In der Nacht zum 25. März hat die NATO mit 400 Kampfflugzeugen und etlichen Kriegsschiffen den ersten Angriffskrieg in ihrer Geschichte begonnen. Während die Vereinigten Staaten von Amerika dabei ihre wie auch immer definierten „vitalen Interessen“ verfolgen, ist auch Deutschland als treuer Bündnispartner mit von der Partie. Um eine „humanitäre Katastrophe“ zu verhindern, wie es offiziell heißt. Doch wie verhindert man eine solche Katastrophe? Mit einer humanitären Katastrophe natürlich: Es wird offen von Krieg gesprochen (nicht von „begrenzten Luftschlägen, wie wir sie seit dem Golfkrieg von 1991 kennen!), der solange andauern werde, bis der jugoslawische Präsident Milosevic bereit sei, das Friedensabkommen mit den Kosovo-Albanern zu unterzeichnen. Rückversicherungen der NATO in Bulgarien und Rumänien sowie dumpfes Grollen aus Moskau deuten an, daß sich der Konflikt ausweiten wird.

Der Krieg als ein Mittel der Politik

Natürlich kann man versuchen, sich das Eingreifen der NATO entlang der offiziellen Kriegspropaganda zu erklären. Danach sind die Serben die Bösen – und zwar weniger, weil sie eine Regierung haben, die sich sozialistisch nennt: im Westen hat man längst gelernt, daß Namen auch in der Politk nur Schall und Rauch sind. Nein, die besondere Bösartigkeit der Serben liegt darin, daß sie über Jahre mit Beharrlichkeit eine Volksgruppe zu unterdrücken suchen, die in ihrem Gebiet in der Überzahl ist und nach Ansicht der NATO wenigstens einen Anspruch auf beschränkte Souveränität hat. Jeder noch halbwegs klar denkende Mensch müßte sich an dieser Stelle fragen, nach welchen Kriterien die NATO bestimmt, welches Volk einen solchen Anspruch hat. Für die Kurden in der Türkei gilt er offenbar nicht. Der Schein trügt nicht: es gibt keine abstrakten Kriterien dafür oder gar so etwas wie ein Menschenrecht auf einen Nationalstaat – aber es gibt politische und wirtschaftliche Interessen.

Das politische Interesse an der Aktion „Balkanbefriedung“ liegt auf der Hand: der Westen will den Balkan als seine Einflußsphäre gegenüber Rußland gewinnen. Ein westlich von Rußland brodelnder Unruheherd, von dem man nicht weiß, nach welcher Seite er sich letztlich wenden wird- das paßt nicht zum Konzept der NATO-Osterweiterung, das da heißt, dem alten Feind so nahe wie möglich auf die Pelle rücken.

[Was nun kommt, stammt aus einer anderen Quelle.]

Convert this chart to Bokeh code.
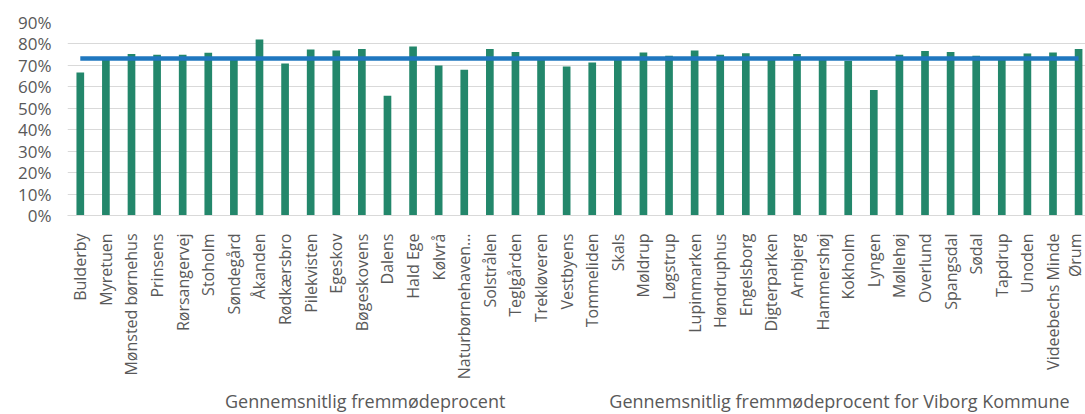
import math
from bokeh.plotting import figure
from bokeh.layouts import column
from bokeh.models import (Range1d, FixedTicker, NumeralTickFormatter, Legend,
                          LegendItem, ColumnDataSource)
from bokeh.embed import file_html
from bokeh.resources import INLINE

# ---- data ----
institutions = [
    "Bulderby", "Myretuen", "Mønsted børnehus", "Prinsens", "Rørsangervej",
    "Stoholm", "Søndegård", "Åkanden", "Rødkærsbro", "Pilekvisten",
    "Egeskov", "Bøgeskovens", "Dalens", "Hald Ege", "Kølvrå",
    "Naturbørnehaven…", "Solstrålen", "Teglgården", "Trekløveren", "Vestbyens",
    "Tommeliden", "Skals", "Møldrup", "Løgstrup", "Lupinmarken",
    "Høndruphus", "Engelsborg", "Digterparken", "Arnbjerg", "Hammershøj",
    "Kokholm", "Lyngen", "Møllehøj", "Overlund", "Spangsdal",
    "Sødal", "Tapdrup", "Unoden", "Videebechs Minde", "Ørum",
]
attendance = [
    0.667, 0.733, 0.753, 0.750, 0.750,
    0.759, 0.734, 0.821, 0.709, 0.774,
    0.770, 0.776, 0.559, 0.788, 0.700,
    0.680, 0.776, 0.763, 0.730, 0.695,
    0.714, 0.733, 0.760, 0.745, 0.770,
    0.750, 0.757, 0.728, 0.753, 0.730,
    0.722, 0.585, 0.750, 0.767, 0.763,
    0.745, 0.730, 0.756, 0.760, 0.776,
]
municipality_avg = 0.732
y_ticks = [0.0, 0.1, 0.2, 0.3, 0.4, 0.5, 0.6, 0.7, 0.8, 0.9]

bar_label = "Gennemsnitlig fremmødeprocent"
line_label = "Gennemsnitlig fremmødeprocent for Viborg Kommune"

GREEN = "#23876B"
BLUE = "#1F77BF"
TEXT = "#595959"
GRID = "#D9D9D9"
FONT = "Open Sans"

idx = list(range(len(institutions)))
src = ColumnDataSource(dict(x=idx, y=attendance, name=institutions))

p = figure(width=1085, height=388, output_backend="svg",
           toolbar_location=None,
           x_range=Range1d(-0.5, 39.27), y_range=Range1d(0, 0.9),
           min_border_left=67, min_border_right=0, min_border_top=22,
           min_border_bottom=173)
p.outline_line_color = None
p.background_fill_color = "white"
p.border_fill_color = "white"

p.vbar(x="x", top="y", width=0.30, source=src, fill_color=GREEN,
       line_color=None)
p.line(x=[idx[0], idx[-1]], y=[municipality_avg, municipality_avg],
       line_color=BLUE, line_width=4.5)

# x axis
p.xaxis.ticker = FixedTicker(ticks=idx)
p.xaxis.major_label_overrides = {i: n for i, n in zip(idx, institutions)}
p.xaxis.major_label_orientation = math.pi / 2
p.xaxis.major_tick_line_color = None
p.xaxis.minor_tick_line_color = None
p.xaxis.axis_line_color = GRID
p.xaxis.major_label_standoff = 12
p.xaxis.major_label_text_font = FONT
p.xaxis.major_label_text_font_size = "16px"
p.xaxis.major_label_text_color = TEXT
p.xgrid.visible = False

# y axis
p.yaxis.ticker = FixedTicker(ticks=y_ticks)
p.yaxis.formatter = NumeralTickFormatter(format="0%")
p.yaxis.axis_line_color = None
p.yaxis.major_tick_line_color = None
p.yaxis.minor_tick_line_color = None
p.yaxis.major_label_standoff = 10
p.yaxis.major_label_text_font = FONT
p.yaxis.major_label_text_font_size = "17px"
p.yaxis.major_label_text_color = TEXT
p.ygrid.ticker = FixedTicker(ticks=y_ticks)
p.ygrid.grid_line_color = GRID
p.ygrid.grid_line_width = 1.2

# ---- legend strip below the chart ----
lg = figure(width=1085, height=26, output_backend="svg", toolbar_location=None,
            x_range=Range1d(0, 1), y_range=Range1d(0, 1),
            x_axis_type=None, y_axis_type=None,
            min_border_left=0, min_border_right=0, min_border_top=0,
            min_border_bottom=0)
lg.outline_line_color = None
lg.xgrid.visible = False
lg.ygrid.visible = False
key_bar = lg.vbar(x=[], top=[], width=0.3, fill_color=GREEN, line_color=None)
key_line = lg.line(x=[], y=[], line_color=BLUE, line_width=3.5)

legend = Legend(items=[LegendItem(label=bar_label, renderers=[key_bar]),
                       LegendItem(label=line_label, renderers=[key_line])],
                orientation="horizontal", location=(107, 1),
                padding=0, margin=0, spacing=53, glyph_width=46,
                glyph_height=9, label_standoff=5,
                label_text_font=FONT, label_text_font_size="18px",
                label_text_color=TEXT, border_line_color=None,
                background_fill_alpha=0)
lg.add_layout(legend, "center")

layout = column(p, lg, spacing=0)
open("out.html", "w").write(file_html(layout, INLINE))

Eine womöglich panslawistische Verschwörung, die womöglich mit China zu einer Phalanx verbunden ist, muß verhindert werden. Das ist aber nur die eine Seite, das sind strategische Überlegungen, die Politiker so oder so ähnlich anstellen und entsprechend entscheiden mögen. Für die politische Aktivität von Kommunisten ist jedoch ein anderer Aspekt des Krieges weitaus bedeutungsvoller.

… und als Lösungsmöglichkeit für die globale Krise eines Wirtschaftssystems

Spätestens seit dem Beginn der Siebziger Jahre schwelt in der westlichen Wohlstandswelt eine Wirtschaftskrise. Der Wiederaufbau der Nachkriegsjahre war beendet und der große Boom des Wirtschaftswunders vorbei. Die Keynesianische Nachfragepolitik der Nachkriegsjahre hatte den Menschen zwar einigen Wohlstand, der Industrie jedoch kein dauerhaftes Glück gebracht. Die weltpolitische Lage war, bedingt durch die Blockkonfrontation des kalten Krieges, stabil. Gerade diese Stabilität brachte die Akkumulation noch weiter zum Erliegen. Der Zusammenbruch des Ostblocks brachte ein kurzes Aufatmen und krampfhafte Versuche, die Akkumulation dort in Gang zu bringen. Diese Versuche waren aber letztlich nicht von Erfolg gekrönt, da wohl Produktionsmöglichkeiten, aber keine nennenswerten zusätzlichen Absatzmärkte erschlossen werden konnten. Akkumulation ist lebenswichtig für das Kapital und sie ist eben etwas anderes, als nur die Möglichkeit, viel zu produzieren. Akkumulation – das bedeutet, den erwirtschafteten Mehrwert wiederum in gewinnbringenden Sparten anzulegen. Ziel der Aktion ist es, wie bei einer Kettenreaktion, multiple Gewinnmöglichkeiten zu erhalten. Die besondere Schwierigkeit liegt darin, daß Gewinn eben nicht gleich Gewinn ist. Ein reiner Geldgewinn aus einem Kreditgeschäft kann vielleicht Leute reich machen, hat aber auf die Akkumulation des Kapitals zunächst keinen Einfluß. Kennzeichen der fehlenden Akkumulation ist denn auch ein ins Gigantische aufgeblähtes Kreditsystem, innerhalb dessen Kredite immer wieder mit Krediten abgelöst werden. Die Ursache der Währungskrisen in Asien, Rußland und Amerika liegt darin, daß der Kapitalismus die notwendigen Potentiale an Produktivitätssteigerung und/oder die Erweiterung der Märkte nicht mehr aufbringen kann. Weder die von der Krise direkt betroffenen Länder, noch die „internationale Gemeinschaft“ haben dafür irgendein brauchbares Bewältigungskonzept gefunden. Stattdessen wurde in den letzten Monaten immer wieder von einer drohenden Weltwirtschaftskrise gesprochen.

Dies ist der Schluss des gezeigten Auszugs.